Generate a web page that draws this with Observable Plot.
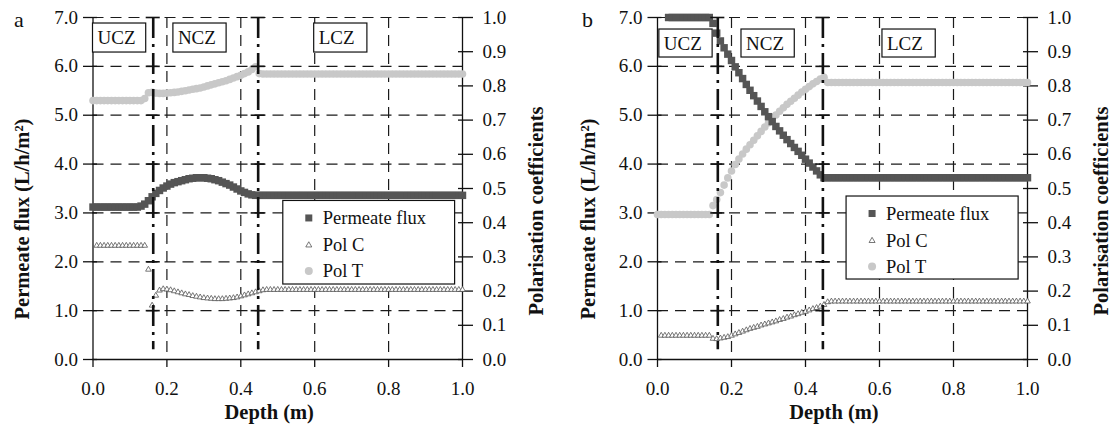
<!DOCTYPE html>
<html>
<head>
<meta charset="utf-8">
<script src="https://cdn.jsdelivr.net/npm/d3@7"></script>
<script src="https://cdn.jsdelivr.net/npm/@observablehq/plot@0.6"></script>
<style>
  html, body { margin: 0; padding: 0; background: #fff; }
  #wrap { display: flex; width: 1111px; height: 424px; overflow: hidden; }
  .serif-text { font-family: "Liberation Serif", "Times New Roman", serif; }
</style>
</head>
<body>
<div id="wrap"></div>
<script>
// Depth grid (m) shared by every series
const depth = [
  0.00,0.01,0.02,0.03,0.04,0.05,0.06,0.07,0.08,0.09,
  0.10,0.11,0.12,0.13,0.14,0.15,0.16,0.17,0.18,0.19,
  0.20,0.21,0.22,0.23,0.24,0.25,0.26,0.27,0.28,0.29,
  0.30,0.31,0.32,0.33,0.34,0.35,0.36,0.37,0.38,0.39,
  0.40,0.41,0.42,0.43,0.44,0.45,0.46,0.47,0.48,0.49,
  0.50,0.51,0.52,0.53,0.54,0.55,0.56,0.57,0.58,0.59,
  0.60,0.61,0.62,0.63,0.64,0.65,0.66,0.67,0.68,0.69,
  0.70,0.71,0.72,0.73,0.74,0.75,0.76,0.77,0.78,0.79,
  0.80,0.81,0.82,0.83,0.84,0.85,0.86,0.87,0.88,0.89,
  0.90,0.91,0.92,0.93,0.94,0.95,0.96,0.97,0.98,0.99,
  1.00
];

// Panel a — permeate flux (L/h/m²)
const fluxA = [
  3.12,3.12,3.12,3.12,3.12,3.12,3.12,3.12,3.12,3.12,
  3.12,3.12,3.12,3.14,3.18,3.25,3.33,3.40,3.46,3.51,
  3.55,3.59,3.62,3.64,3.66,3.68,3.70,3.71,3.72,3.72,
  3.72,3.71,3.70,3.68,3.66,3.63,3.60,3.57,3.53,3.49,
  3.45,3.42,3.39,3.37,3.36,3.36,3.36,3.36,3.36,3.36,
  3.36,3.36,3.36,3.36,3.36,3.36,3.36,3.36,3.36,3.36,
  3.36,3.36,3.36,3.36,3.36,3.36,3.36,3.36,3.36,3.36,
  3.36,3.36,3.36,3.36,3.36,3.36,3.36,3.36,3.36,3.36,
  3.36,3.36,3.36,3.36,3.36,3.36,3.36,3.36,3.36,3.36,
  3.36,3.36,3.36,3.36,3.36,3.36,3.36,3.36,3.36,3.36,
  3.36
];
// Panel a — concentration polarisation coefficient
const polCA = [
  null,0.333,0.333,0.333,0.333,0.333,0.333,0.333,0.333,0.333,
  0.333,0.333,0.333,0.333,0.333,0.263,0.158,0.187,0.202,0.206,
  0.205,0.203,0.200,0.197,0.194,0.191,0.189,0.186,0.184,0.182,
  0.180,0.179,0.178,0.177,0.177,0.177,0.178,0.179,0.180,0.182,
  0.185,0.188,0.191,0.194,0.197,0.200,0.203,0.204,0.204,0.204,
  0.204,0.204,0.204,0.204,0.204,0.204,0.204,0.204,0.204,0.204,
  0.204,0.204,0.204,0.204,0.204,0.204,0.204,0.204,0.204,0.204,
  0.204,0.204,0.204,0.204,0.204,0.204,0.204,0.204,0.204,0.204,
  0.204,0.204,0.204,0.204,0.204,0.204,0.204,0.204,0.204,0.204,
  0.204,0.204,0.204,0.204,0.204,0.204,0.204,0.204,0.204,0.204,
  0.204
];
// Panel a — temperature polarisation coefficient
const polTA = [
  0.757,0.757,0.757,0.757,0.757,0.757,0.757,0.757,0.757,0.757,
  0.757,0.757,0.757,0.757,0.763,0.780,0.781,0.779,0.778,0.778,
  0.779,0.780,0.781,0.782,0.784,0.786,0.788,0.790,0.792,0.794,
  0.797,0.800,0.803,0.806,0.809,0.812,0.815,0.819,0.823,0.827,
  0.831,0.836,0.841,0.848,0.856,0.836,0.835,0.835,0.835,0.835,
  0.835,0.835,0.835,0.835,0.835,0.835,0.835,0.835,0.835,0.835,
  0.835,0.835,0.835,0.835,0.835,0.835,0.835,0.835,0.835,0.835,
  0.835,0.835,0.835,0.835,0.835,0.835,0.835,0.835,0.835,0.835,
  0.835,0.835,0.835,0.835,0.835,0.835,0.835,0.835,0.835,0.835,
  0.835,0.835,0.835,0.835,0.835,0.835,0.835,0.835,0.835,0.835,
  0.835
];

// Panel b — permeate flux (L/h/m²)
const fluxB = [
  null,null,null,7.00,7.00,7.00,7.00,7.00,7.00,7.00,
  7.00,7.00,7.00,7.00,7.00,6.88,6.68,6.52,6.38,6.25,
  6.12,5.99,5.87,5.75,5.63,5.51,5.40,5.29,5.18,5.07,
  4.97,4.87,4.77,4.68,4.59,4.50,4.42,4.34,4.26,4.18,
  4.10,4.02,3.94,3.86,3.78,3.72,3.72,3.72,3.72,3.72,
  3.72,3.72,3.72,3.72,3.72,3.72,3.72,3.72,3.72,3.72,
  3.72,3.72,3.72,3.72,3.72,3.72,3.72,3.72,3.72,3.72,
  3.72,3.72,3.72,3.72,3.72,3.72,3.72,3.72,3.72,3.72,
  3.72,3.72,3.72,3.72,3.72,3.72,3.72,3.72,3.72,3.72,
  3.72,3.72,3.72,3.72,3.72,3.72,3.72,3.72,3.72,3.72,
  3.72
];
// Panel b — concentration polarisation coefficient
const polCB = [
  null,0.070,0.070,0.070,0.070,0.070,0.070,0.070,0.070,0.070,
  0.070,0.070,0.070,0.070,0.070,0.061,0.060,0.062,0.064,0.066,
  0.070,0.074,0.078,0.082,0.086,0.090,0.093,0.096,0.100,0.103,
  0.106,0.109,0.112,0.116,0.119,0.123,0.126,0.130,0.133,0.137,
  0.140,0.144,0.148,0.151,0.155,0.160,0.168,0.170,0.170,0.170,
  0.170,0.170,0.170,0.170,0.170,0.170,0.170,0.170,0.170,0.170,
  0.170,0.170,0.170,0.170,0.170,0.170,0.170,0.170,0.170,0.170,
  0.170,0.170,0.170,0.170,0.170,0.170,0.170,0.170,0.170,0.170,
  0.170,0.170,0.170,0.170,0.170,0.170,0.170,0.170,0.170,0.170,
  0.170,0.170,0.170,0.170,0.170,0.170,0.170,0.170,0.170,0.170,
  0.170
];
// Panel b — temperature polarisation coefficient
const polTB = [
  0.424,0.424,0.424,0.424,0.424,0.424,0.424,0.424,0.424,0.424,
  0.424,0.424,0.424,0.424,0.424,0.450,0.468,0.488,0.510,0.531,
  0.551,0.570,0.586,0.601,0.615,0.628,0.641,0.654,0.667,0.680,
  0.692,0.704,0.715,0.726,0.736,0.746,0.755,0.764,0.773,0.782,
  0.790,0.798,0.806,0.813,0.820,0.825,0.810,0.810,0.810,0.810,
  0.810,0.810,0.810,0.810,0.810,0.810,0.810,0.810,0.810,0.810,
  0.810,0.810,0.810,0.810,0.810,0.810,0.810,0.810,0.810,0.810,
  0.810,0.810,0.810,0.810,0.810,0.810,0.810,0.810,0.810,0.810,
  0.810,0.810,0.810,0.810,0.810,0.810,0.810,0.810,0.810,0.810,
  0.810,0.810,0.810,0.810,0.810,0.810,0.810,0.810,0.810,0.810,
  0.810
];

// Zone boundaries (m) and zone names
const zoneBounds = [0.163, 0.447];
const zoneNames = ["UCZ", "NCZ", "LCZ"];

// Series names and axis ticks
const seriesNames = ["Permeate flux", "Pol C", "Pol T"];
const fluxTicks = [0, 1, 2, 3, 4, 5, 6, 7];
const polTicks = [0.0, 0.1, 0.2, 0.3, 0.4, 0.5, 0.6, 0.7, 0.8, 0.9, 1.0];
const depthTicks = [0.0, 0.2, 0.4, 0.6, 0.8, 1.0];

const FONT = '"Liberation Serif", "Times New Roman", serif';
const FLUX_MAX = 7, POL_MAX = 1;
const polToFlux = p => p * FLUX_MAX / POL_MAX;   // right axis shares the left scale
const INK = "#111";
const FLUX_COLOR = "#555";
const POLT_COLOR = "#c8c8c8";

function panel(cfg) {
  const rows = depth.map((d, i) => ({depth: d, flux: cfg.flux[i], polC: cfg.polC[i], polT: cfg.polT[i]}));
  const fluxPts = rows.filter(r => r.flux != null);
  const polCPts = rows.filter(r => r.polC != null);
  const polTPts = rows.filter(r => r.polT != null);

  const boxes = zoneNames.map((name, i) => ({
    name, x1: cfg.boxes.left[i], x2: cfg.boxes.left[i] + cfg.boxes.width,
    y1: cfg.boxes.bottom, y2: cfg.boxes.top
  }));
  const crosses = zoneBounds.flatMap(b => fluxTicks.filter(t => t > 0).map(t => ({b, t})));
  const dash = {stroke: "#1a1a1a", strokeOpacity: 1, strokeWidth: 1.2, strokeDasharray: "11,7"};

  const svg = Plot.plot({
    width: cfg.width, height: 424,
    marginLeft: cfg.marginLeft, marginRight: cfg.marginRight, marginTop: 17, marginBottom: 65,
    x: {domain: [0, 1]},
    y: {domain: [0, FLUX_MAX]},
    style: {fontFamily: FONT, fontSize: "19px", color: INK, background: "white", overflow: "visible"},
    marks: [
      // dashed grid
      Plot.gridY(fluxTicks.filter(t => t > 0), dash),
      Plot.gridX(depthTicks.filter(t => t > 0 && t < 1), dash),
      // frame lines: left, right and bottom are solid
      Plot.ruleX([0, 1], {stroke: INK, strokeWidth: 1.3}),
      Plot.ruleY([0], {stroke: INK, strokeWidth: 1.3}),
      // left axis (flux)
      Plot.axisY(fluxTicks, {anchor: "left", tickSize: 14, dx: 4.5, fill: "none", stroke: INK, strokeWidth: 1.3}),
      Plot.axisY(fluxTicks, {anchor: "left", tickSize: 0, tickPadding: 15, fontSize: 19,
        tickFormat: d => d.toFixed(1), label: null}),
      // right axis (polarisation coefficients)
      Plot.axisY(polTicks.map(polToFlux), {anchor: "right", tickSize: 15, dx: -5, fill: "none", stroke: INK, strokeWidth: 1.3}),
      Plot.axisY(polTicks.map(polToFlux), {anchor: "right", tickSize: 0, tickPadding: 20, fontSize: 19,
        tickFormat: d => (d * POL_MAX / FLUX_MAX).toFixed(1), label: null}),
      // bottom axis (depth)
      Plot.axisX(depthTicks, {anchor: "bottom", tickSize: 8, fill: "none", stroke: INK, strokeWidth: 1.3}),
      Plot.axisX(depthTicks, {anchor: "bottom", tickSize: 0, tickPadding: 22, fontSize: 19,
        tickFormat: d => d.toFixed(1), label: null}),
      // series
      Plot.dot(polCPts, {x: "depth", y: d => polToFlux(d.polC), symbol: "triangle", r: 2.1,
        stroke: FLUX_COLOR, strokeWidth: 0.8, fill: "white"}),
      Plot.dot(polTPts, {x: "depth", y: d => polToFlux(d.polT), r: 3.8, fill: POLT_COLOR, stroke: "none"}),
      Plot.dot(fluxPts, {x: "depth", y: "flux", symbol: "square", r: 4.2, fill: FLUX_COLOR, stroke: "none"}),
      // zone boundaries (dash-dot) with their cross ticks
      Plot.ruleX(zoneBounds, {y1: FLUX_MAX, y2: 0.2, stroke: INK, strokeWidth: 2.6, strokeDasharray: "21,6,3,6"}),
      Plot.ruleY(crosses, {y: "t", x1: d => d.b - 0.019, x2: d => d.b + 0.019, stroke: INK, strokeWidth: 1.6}),
      // zone labels
      Plot.rect(boxes, {x1: "x1", x2: "x2", y1: "y1", y2: "y2", fill: "white", stroke: INK, strokeWidth: 1.2}),
      Plot.text(boxes, {x: "x1", y: d => (d.y1 + d.y2) / 2, text: "name", textAnchor: "start", dx: 4.5,
        fontSize: 19, fill: INK})
    ]
  });

  const s = d3.select(svg);
  const xs = svg.scale("x"), ys = svg.scale("y");

  // legend
  const L = cfg.legend;
  const lx0 = xs.apply(L.x1), lx1 = xs.apply(L.x2), ly0 = ys.apply(L.top), ly1 = ys.apply(L.bottom);
  const g = s.append("g").attr("class", "serif-text").attr("fill", INK).attr("text-anchor", "start");
  g.append("rect").attr("x", lx0).attr("y", ly0).attr("width", lx1 - lx0).attr("height", ly1 - ly0)
    .attr("fill", "white").attr("stroke", INK).attr("stroke-width", 1.2);
  const rowY = [17.5, 44.5, 70.5];
  seriesNames.forEach((name, i) => {
    const cy = ly0 + rowY[i], mx = lx0 + 26;
    if (i === 0) g.append("rect").attr("x", mx - 3.5).attr("y", cy - 3.5).attr("width", 7).attr("height", 7).attr("fill", FLUX_COLOR);
    if (i === 1) g.append("path").attr("d", `M${mx},${cy - 3.2}L${mx + 3},${cy + 2}L${mx - 3},${cy + 2}Z`)
      .attr("fill", "white").attr("stroke", FLUX_COLOR).attr("stroke-width", 0.8);
    if (i === 2) g.append("circle").attr("cx", mx).attr("cy", cy).attr("r", 4).attr("fill", POLT_COLOR);
    g.append("text").attr("class", "serif-text").attr("x", lx0 + 40).attr("y", cy)
      .attr("dominant-baseline", "central").attr("text-anchor", "start")
      .style("font-family", FONT).style("font-size", "18.5px").text(name);
  });

  // axis titles and panel letter
  const t = s.append("g").attr("class", "serif-text").attr("fill", INK);
  t.append("text").attr("x", cfg.letterX).attr("y", 27).attr("text-anchor", "start")
    .style("font-family", FONT).style("font-size", "22px").text(cfg.letter);
  const title = sel => sel.attr("text-anchor", "middle").style("font-family", FONT)
    .style("font-weight", "bold").style("font-size", "20.5px");
  t.append("text").attr("transform", `translate(${cfg.leftTitleX},219) rotate(-90)`)
    .attr("dominant-baseline", "central").call(title).text("Permeate flux (L/h/m²)");
  t.append("text").attr("transform", `translate(${cfg.rightTitleX},211) rotate(-90)`)
    .attr("dominant-baseline", "central").call(title).text("Polarisation coefficients");
  t.append("text").attr("x", (xs.range[0] + xs.range[1]) / 2 - 8).attr("y", 419)
    .call(title).text("Depth (m)");

  return svg;
}

const wrap = document.getElementById("wrap");
wrap.append(panel({
  flux: fluxA, polC: polCA, polT: polTA,
  width: 555, marginLeft: 92.5, marginRight: 93,
  boxes: {left: [0.0, 0.2176, 0.5986], width: 0.144, top: 6.877, bottom: 6.283},
  legend: {x1: 0.515, x2: 0.980, top: 3.245, bottom: 1.535},
  letter: "a", letterX: 14, leftTitleX: 21.5, rightTitleX: 536
}));
wrap.append(panel({
  flux: fluxB, polC: polCB, polT: polTB,
  width: 556, marginLeft: 102, marginRight: 84,
  boxes: {left: [0.005, 0.227, 0.608], width: 0.144, top: 6.754, bottom: 6.181},
  legend: {x1: 0.511, x2: 0.976, top: 3.336, bottom: 1.637},
  letter: "b", letterX: 27, leftTitleX: 33, rightTitleX: 546
}));
</script>
</body>
</html>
===============
• _INSTRUCTIONS FOR THE TASK_:
Return every line above that contains the word "with".

• _THE REPLY_:
Generate a web page that draws this with Observable Plot.
      // zone boundaries (dash-dot) with their cross ticks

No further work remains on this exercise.